I convinced no one, which didn’t matter since I wasn’t a fan of Clay’s to begin with; but there was no way I was going to miss the live show. Some of these friends wandered into that bedroom, gave me grief about indulging this sexist pig, but oddly enough sat through much of the episode with me. They didn’t laugh, but they didn’t leave.
The main backstory, as you may know, dealt with Nora Dunn’s refusal to appear with Clay and subsequent personal boycott. She was soon followed by musical guest Sinéad O’Connor (who would later leave her own distinctive mark), and this put SNL in an awkward position. Plus, the women who remained were seen by some feminists as sellouts and collaborators. Not ideal conditions for creating comedy, but the media shitstorm, hate mail, and phoned threats did give the show added edge.
It helped that at the time, SNL boasted a first-rate cast and strong writing staff. One of the best in the show’s history. As Christine Zander told me, “As writers, we went into work knowing that Dice wasn’t going to do whatever he wanted, he was going to do what we wrote for him. Simple as that. To think that having him host would allow him to do his offensive stage character on the show was absurd.”
This turned out to be true. In a sense, the writers deconstructed the Diceman. Yes, he was in character, but put on a short leash. You got the essence of who he portrayed, yet the idiocy was exposed. Even his fans, who must have been confused by this tamer version, were chided for their lack of education. The SNL writers exerted full control. The boastful Dice was no match for that room.
Given all that, NBC still insisted on a five-to-seven-second delay. Live is live, and who knew what Clay in the moment might say. In the end, there really wasn’t much to censor. A sketch where Clay played a father explaining sex to his son (Mike Myers) had the word “poontang” repeatedly bleeped (though one slipped through), but clearly that was planned and part of the script. At no point did it appear that Clay would go off the rails.
The closest it came to chaos was during the opening monologue. As Dice greeted the audience and joked about the controversy, several gay activists began heckling him. “Racist, sexist, anti-gay, Clay go away!” they chanted before being led out by security. Clay responded in character, tossing in an anti-gay line as if to reinforce the protesters’ perception. Watching this (almost) live, I thought, man, this is gonna be a rocky night, which delighted me. It had been awhile since SNL courted danger, and I expected more outbursts as the show progressed. Clearly, NBC security had different ideas.

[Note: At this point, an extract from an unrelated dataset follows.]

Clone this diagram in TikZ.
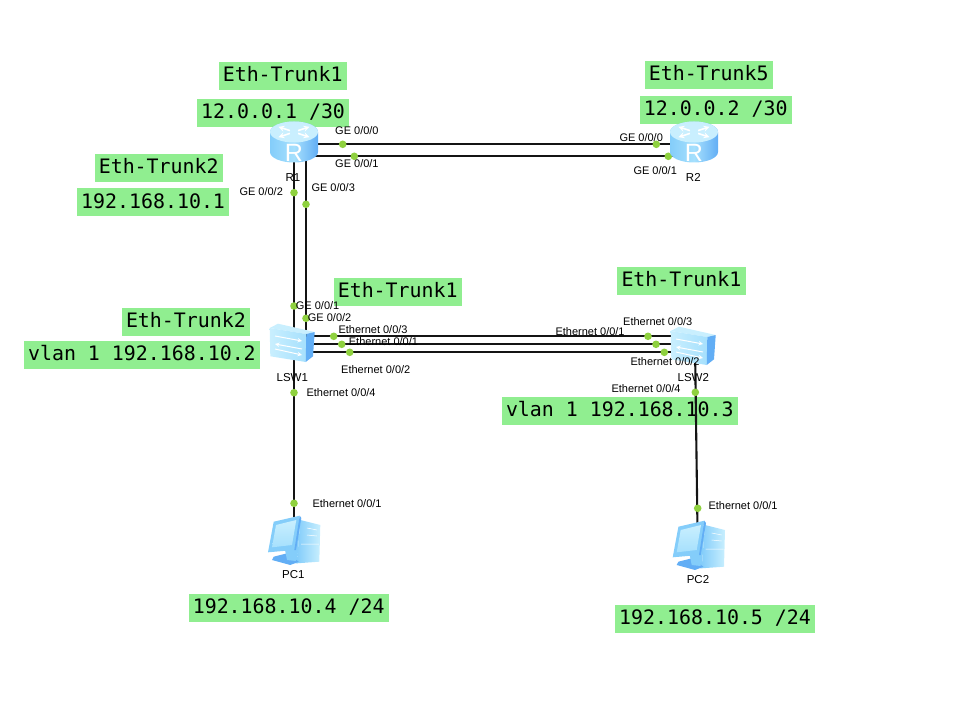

Clay’s outing remains one of the more self-referential SNL episodes, inescapable given the noise around it. Jan Hooks and Kevin Nealon delivered mock protest speeches; a running gag had TV Guide jeering the show for its tastelessness. Clay performed pretty well, though he later confessed that his blood pressure was through the roof. Naturally, the Dice show earned SNL its highest ratings of the season, so whoever was ultimately responsible for booking Clay knew that it would attract attention, however negative.
It also signaled the end of character-based standups. From Andy Kaufman to Bobcat Goldthwait to Joel Hodgson, Emo Phillips, and Judy Tenuta, the late 70s and most of the 80s saw a proliferation of performance artists play comedy clubs. Audiences accepted this, conditioned initially by Steve Martin, but also by whatever counterculture remained.
By 1990, different, in some cases cruder sensibilities emerged. It’s almost fitting that Andrew Dice Clay was one of the last characters from that era. Indeed, his show featured the first appearances of David Spade and Rob Schneider who, along with Adam Sandler and Chris Farley, would dominate SNL through the early 90s, ushering in “frat boy” humor that proved to be incredibly popular. Perhaps Nora Dunn anticipated more than she let on.